BH: The CTHS expressed concern that the 25% commitment of TIP money to stallion awards and breeder bonuses could be moved to purses. Where is Ontario Racing on that issue?

JH: It would be a committee decision if that happens and the breeders are on the committee. I don’t see any big changes in the way those funds are administered right now. I think the board and the committee are both fairly comfortable with the way the money’s being spent at this point in time.

BH: On a different topic, in December Ontario Racing made a small change beginning this year to add a slightly larger percentage of HIP money on the Thoroughbred side.

JH: We have decided to change the breed allocations. It had been 50-50 between Standardbreds and Thoroughbreds. Over the next three years we will be moving to 55% Thoroughbred and 45% Standardbred of the total funds. That basically just reflects wagering in the province on horse racing.

BH: How will that change affect Thoroughbred racing?

JH: Hopefully it will provide some certainty. It’s a business where I think everybody understands risk. We are, as most jurisdictions in North America, facing lower horse populations. The idea would be to provide some certainty for owners and breeders to continue breeding horses, maintaining sale prices, getting the horses to the races, and having the races available for them to race.

BH: Do you see some opportunity for growth?

JH: Given my background working for the Ontario Lottery Group, the ideal would be expanding betting through the lottery network, which is at every gas station, convenience store, and supermarket in the province basically. It wouldn’t be so much that they’d handle bets on every race, but maybe featured races or one race a week just to drive some volume.

BH: What are some of the promotional ideas Ontario Racing has put forward?

JH: Within the province, Ontario Lottery and Gaming administers horse racing. Part of that mandate is promoting horse racing. We have had a pretty impactful promotional campaign—television anyway. Ontario Racing also helps at the individual tracks but the province-wide campaign is to get new people to the track and enjoying horse racing.


BH: What do you think are the advantages of having a group like this in place for Ontario racing?

JH: It is a unified group; conversely and I don’t know how well it worked in the past, but you’d have like three to five groups all lobbying—that might be too strong a word—with government. This allows us to promote racing as a whole. … It just provides a unified force to serve as the single voice of racing in the province. Racing basically had no unified presence before Ontario Racing was formed. 

BH: Is there an initial message your group wants to get across to lawmakers?

JH: We’re here to promote the business because it is vital to Ontario. As I said earlier, 17,500 direct jobs and 45,000 indirect jobs. As each day passes, we’re becoming more and more entwined with government. We’re down at the legislature over the last few months at least once a week. We’re meeting individually with representatives, providing them with updates, asking for their support; I believe it’s getting there. 

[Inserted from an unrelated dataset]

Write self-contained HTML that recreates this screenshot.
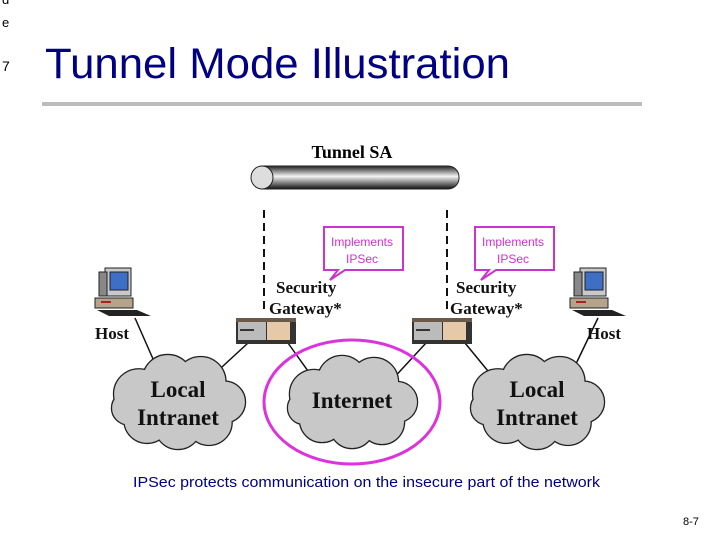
<!DOCTYPE html>
<html><head><meta charset="utf-8"><style>
html,body{margin:0;padding:0;background:#fff;}
svg{display:block;}
</style></head><body>
<svg width="720" height="540" viewBox="0 0 720 540" xmlns="http://www.w3.org/2000/svg">
<defs>
<linearGradient id="tube" x1="0" y1="0" x2="0" y2="1">
<stop offset="0" stop-color="#222"/><stop offset="0.45" stop-color="#f4f4f4"/><stop offset="1" stop-color="#111"/>
</linearGradient>
<g id="cloudshape">
<circle cx="-38" cy="-8" r="24"/><circle cx="-10" cy="-22" r="24"/><circle cx="22" cy="-20" r="24"/>
<circle cx="45" cy="0" r="20"/><circle cx="30" cy="20" r="22"/><circle cx="0" cy="24" r="22"/>
<circle cx="-30" cy="18" r="22"/><circle cx="-48" cy="6" r="16"/><circle cx="0" cy="0" r="30"/>
</g>
<g id="cloud">
<use href="#cloudshape" fill="#c8c8c8" stroke="#222" stroke-width="2.5"/>
<use href="#cloudshape" fill="#c8c8c8"/>
</g>
<g id="pc">
<rect x="10" y="0" width="26" height="28" fill="#c9c9c9" stroke="#222"/>
<rect x="15" y="4" width="18" height="18" fill="#3d6fc4" stroke="#222"/>
<rect x="4" y="4" width="8" height="24" fill="#888" stroke="#222"/>
<rect x="0" y="30" width="38" height="10" fill="#b5a48c" stroke="#222"/>
<line x1="6" y1="34" x2="16" y2="34" stroke="#a22" stroke-width="2"/>
<polygon points="2,42 42,42 56,48 14,48" fill="#222"/>
</g>
<g id="gw">
<rect x="0" y="0" width="60" height="26" fill="#333"/>
<rect x="2" y="4" width="28" height="18" fill="#bbb"/>
<rect x="31" y="4" width="23" height="18" fill="#e5c9a8"/>
<line x1="4" y1="12" x2="18" y2="12" stroke="#333" stroke-width="2"/>
<rect x="0" y="0" width="60" height="4" fill="#6b5a4a"/>
</g>
</defs>

<text x="2" y="4" font-family="Liberation Sans,sans-serif" font-size="13">d</text>
<text x="2" y="27" font-family="Liberation Sans,sans-serif" font-size="13">e</text>
<text x="2" y="71" font-family="Liberation Sans,sans-serif" font-size="14">7</text>
<text x="45" y="78" font-family="Liberation Sans,sans-serif" font-size="43" fill="#000080" textLength="465" lengthAdjust="spacingAndGlyphs">Tunnel Mode Illustration</text>
<rect x="42" y="102" width="600" height="4" fill="#bdbdbd"/>

<text x="352" y="158" text-anchor="middle" font-family="Liberation Serif,serif" font-weight="bold" font-size="18">Tunnel SA</text>
<rect x="252" y="166" width="207" height="23" rx="11" fill="url(#tube)" stroke="#222"/>
<ellipse cx="262" cy="177.5" rx="11" ry="11.5" fill="#ddd" stroke="#222"/>

<line x1="264" y1="210" x2="264" y2="312" stroke="#111" stroke-width="2" stroke-dasharray="8,5"/>
<line x1="447" y1="210" x2="447" y2="312" stroke="#111" stroke-width="2" stroke-dasharray="8,5"/>

<g font-family="Liberation Sans,sans-serif" font-size="12" fill="#cc33cc" text-anchor="middle">
<path d="M324,227 H403 V270 H345 L330,280 L338,270 H324 Z" fill="#fff" stroke="#cc33cc" stroke-width="2"/>
<text x="362" y="246">Implements</text><text x="362" y="263">IPSec</text>
<path d="M475,227 H554 V270 H496 L481,280 L489,270 H475 Z" fill="#fff" stroke="#cc33cc" stroke-width="2"/>
<text x="513" y="246">Implements</text><text x="513" y="263">IPSec</text>
</g>

<g font-family="Liberation Serif,serif" font-weight="bold" font-size="17" fill="#111">
<text x="276" y="293">Security</text><text x="269" y="314">Gateway*</text>
<text x="456" y="293">Security</text><text x="450" y="314">Gateway*</text>
<text x="95" y="339">Host</text><text x="587" y="339">Host</text>
</g>

<g stroke="#111" stroke-width="1.5">
<line x1="135" y1="318" x2="157" y2="368"/>
<line x1="248" y1="343" x2="210" y2="378"/>
<line x1="288" y1="343" x2="318" y2="385"/>
<line x1="426" y1="343" x2="390" y2="382"/>
<line x1="465" y1="343" x2="497" y2="382"/>
<line x1="598" y1="318" x2="574" y2="368"/>
</g>

<use href="#pc" x="95" y="268"/>
<use href="#pc" x="570" y="268"/>
<use href="#gw" x="236" y="318"/>
<use href="#gw" x="412" y="318"/>

<use href="#cloud" transform="translate(178,402) scale(1.03,1.02)"/>
<use href="#cloud" transform="translate(352,402)"/>
<use href="#cloud" transform="translate(537,402) scale(1.03,1.02)"/>

<g font-family="Liberation Serif,serif" font-weight="bold" font-size="23" fill="#111" text-anchor="middle">
<text x="178" y="397">Local</text><text x="178" y="425">Intranet</text>
<text x="352" y="408">Internet</text>
<text x="537" y="397">Local</text><text x="537" y="425">Intranet</text>
</g>
<ellipse cx="352" cy="402" rx="88" ry="62" fill="none" stroke="#dd33dd" stroke-width="3"/>

<text x="133" y="487" font-family="Liberation Sans,sans-serif" font-size="15" fill="#000080" textLength="467" lengthAdjust="spacingAndGlyphs">IPSec protects communication on the insecure part of the network</text>
<text x="683" y="525" font-family="Liberation Sans,sans-serif" font-size="11">8-7</text>
</svg>
</body></html>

We have hired Katherine Curry as president of Ontario Racing Management and she has assembled the administrative team to execute the plans that Ontario Racing has. You think you know a lot about (horse racing), but it’s a business in this province with many moving parts. If you get one part that sinks, the whole thing can grind to a halt. We just want to keep moving forward.

BH: Does that message on jobs and economic impact get lawmakers’ attention?

JH: I would go so far to say that when the government originally cancelled the SARP program, it was the grassroots horse people that basically brought them to their senses (leading to HIP) because all of a sudden the government realized how many votes, especially outside the urban areas, were horse racing supporters.